SEBI Issues New Comprehensive Guidelines for Custodians to Strengthen Market Integrity

Published On: 05/03/20262 min read

The Securities and Exchange Board of India (SEBI) has recently unveiled a set of comprehensive guidelines aimed at custodians operating within the securities market. This move is designed to bolster governance and market integrity, ensuring that custodians adhere to higher standards of transparency and operational discipline.

Custodians play a critical role in the financial ecosystem by safeguarding securities on behalf of investors and enabling smooth transaction settlements. Given their pivotal role, SEBI’s new guidelines underscore the need for clear segregation of custodial activities and the prevention of conflicts of interest.

One of the key features of the new norms is the requirement for custodians to maintain separate Strategic Business Units (SBUs) for different activities.

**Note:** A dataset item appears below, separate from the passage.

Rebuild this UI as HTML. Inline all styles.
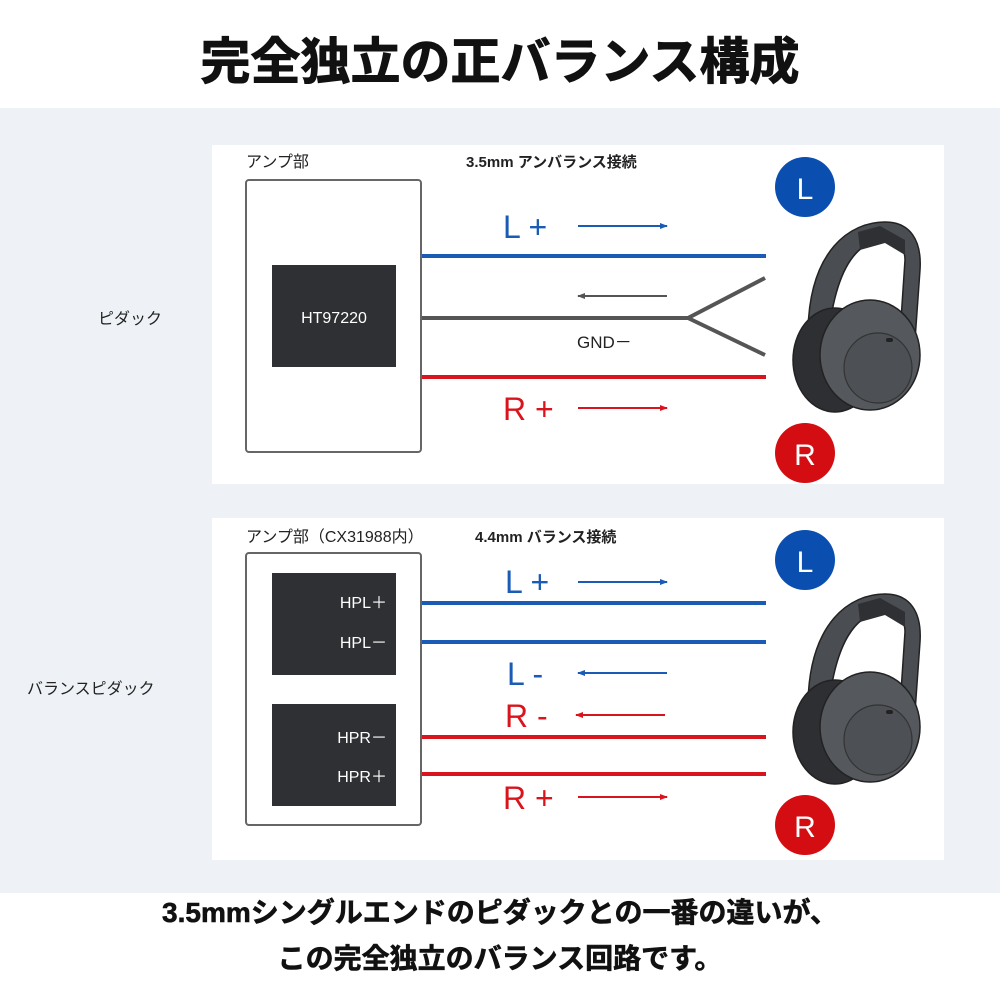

This structural segregation helps in minimizing conflict of interest risks and ensures that each business unit operates with a distinct operational and risk management framework. Furthermore, custodians are mandated to arm their risk management policies with greater rigor, enhancing their ability to manage exposures effectively.

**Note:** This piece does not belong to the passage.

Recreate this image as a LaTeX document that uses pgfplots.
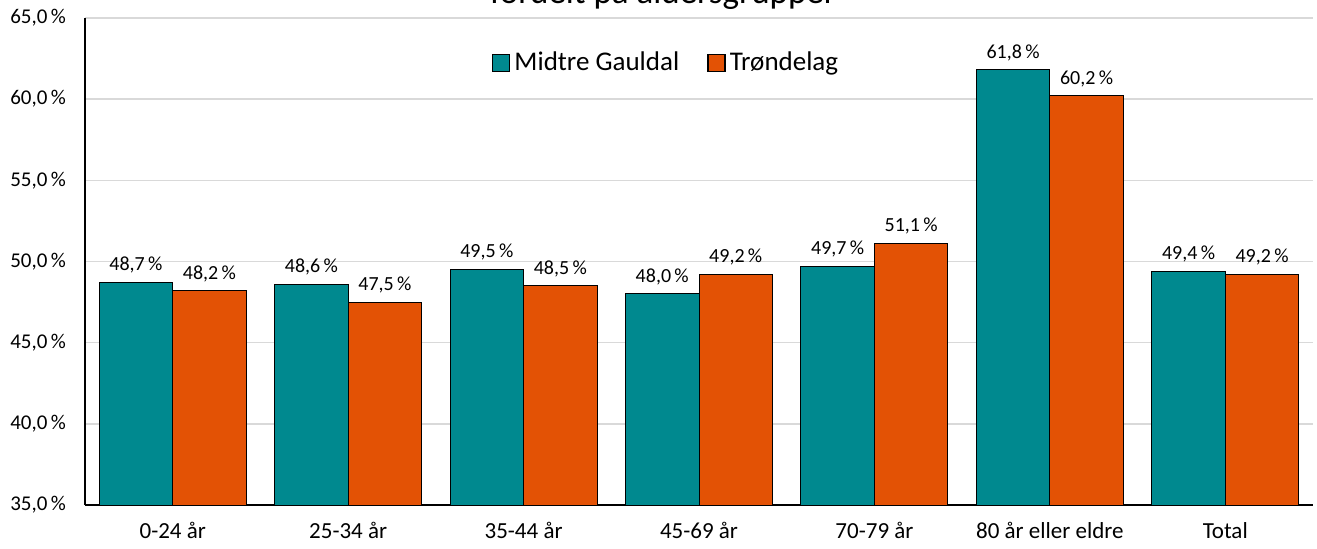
\documentclass[border=0pt]{standalone}
\usepackage{pgfplots}
\pgfplotsset{compat=1.18}
\usepackage{fontspec}
\setmainfont{Carlito}
\definecolor{tealbar}{RGB}{0,137,143}
\definecolor{orangebar}{RGB}{227,82,5}
\definecolor{gridgray}{RGB}{217,217,217}
\begin{document}
\begin{tikzpicture}
\begin{axis}[
  scale only axis, width=614pt, height=243.5pt,
  at={(0,0)}, anchor=south west,
  ybar=0pt, bar width=36.75pt,
  xmin=-0.5, xmax=6.5, ymin=35, ymax=65,
  xtick={0,1,2,3,4,5,6},
  xticklabels={0-24 år,25-34 år,35-44 år,45-69 år,70-79 år,80 år eller eldre,Total},
  ytick={35,40,45,50,55,60,65},
  yticklabels={{35,0\,\%},{40,0\,\%},{45,0\,\%},{50,0\,\%},{55,0\,\%},{60,0\,\%},{65,0\,\%}},
  axis x line*=bottom, axis y line*=left,
  axis line style={-, black, line width=0.75pt},
  ymajorgrids, grid style={draw=gridgray, line width=0.75pt},
  major tick length=0pt,
  xticklabel style={font=\fontsize{11.5}{13}\selectfont, yshift=-5pt},
  yticklabel style={font=\fontsize{10.5}{12}\selectfont, xshift=-6pt},
  title={fordelt på aldersgrupper},
  title style={font=\fontsize{17.5}{20}\selectfont, anchor=base, at={(rel axis cs:0.4707,1.0045)}},
  nodes near coords={\pgfmathprintnumber[fixed,fixed zerofill,precision=1,use comma,assume math mode=true]{\pgfplotspointmeta}\,\%},
  every node near coord/.append style={font=\fontsize{10}{12}\selectfont, black, yshift=1pt},
  legend style={at={(rel axis cs:0.474,0.908)}, anchor=center, draw=none, fill=none,
    font=\fontsize{13.5}{16}\selectfont, legend columns=2,
    /tikz/every even column/.append style={column sep=12pt}},
  legend image code/.code={\draw[#1, draw=black, line width=0.75pt] (0pt,-4.25pt) rectangle (8.5pt,4.25pt);},
]
\addplot[fill=tealbar, draw=black, line width=0.5pt] coordinates {(0,48.7) (1,48.6) (2,49.5) (3,48.0) (4,49.7) (5,61.8) (6,49.4)};
\addlegendentry{Midtre Gauldal}
\addplot[fill=orangebar, draw=black, line width=0.5pt] coordinates {(0,48.2) (1,47.5) (2,48.5) (3,49.2) (4,51.1) (5,60.2) (6,49.2)};
\addlegendentry{Trøndelag}
\end{axis}
\pgfresetboundingbox
\useasboundingbox (-42.5pt,-21.5pt) rectangle (616pt,252.5pt);
\end{tikzpicture}
\end{document}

Transparency and disclosure have also been central to SEBI’s emphasis. Custodians will need to provide more detailed disclosures about their operations and risk management approaches, fostering better awareness among stakeholders. This aspect reflects SEBI’s commitment to safeguarding investor interests and maintaining confidence in the capital markets.

An important point to note is SEBI’s directive on conflict of interest management. Custodians must adhere strictly to guidelines that prevent any activities that could compromise their impartiality or the interests of the investors they serve.

While introducing these comprehensive changes, SEBI has clarified that custodians are permitted to offer other financial services, provided these services are conducted through entirely separate SBUs, thereby maintaining operational independence and integrity.

The updated regulations also address operational infrastructures such as vault requirements, clarifying practices without imposing unnecessary burdens, thus balancing regulatory oversight with operational feasibility.

In the backdrop of volatile markets and complex financial instruments, SEBI’s guidelines are a timely initiative to ensure custodians operate in a disciplined manner and continue to support the robust functioning of India’s securities market.

For investors, this translates to enhanced safety and trust, while from a market perspective, it promotes greater accountability and stability.

Overall, SEBI’s new custodial guidelines mark a significant step forward in regulatory oversight, reflecting the evolving landscape of financial markets where technology, risk, and compliance are becoming ever more intertwined. Market participants will need to align their practices with these norms to foster a transparent, trustworthy, and resilient investing environment.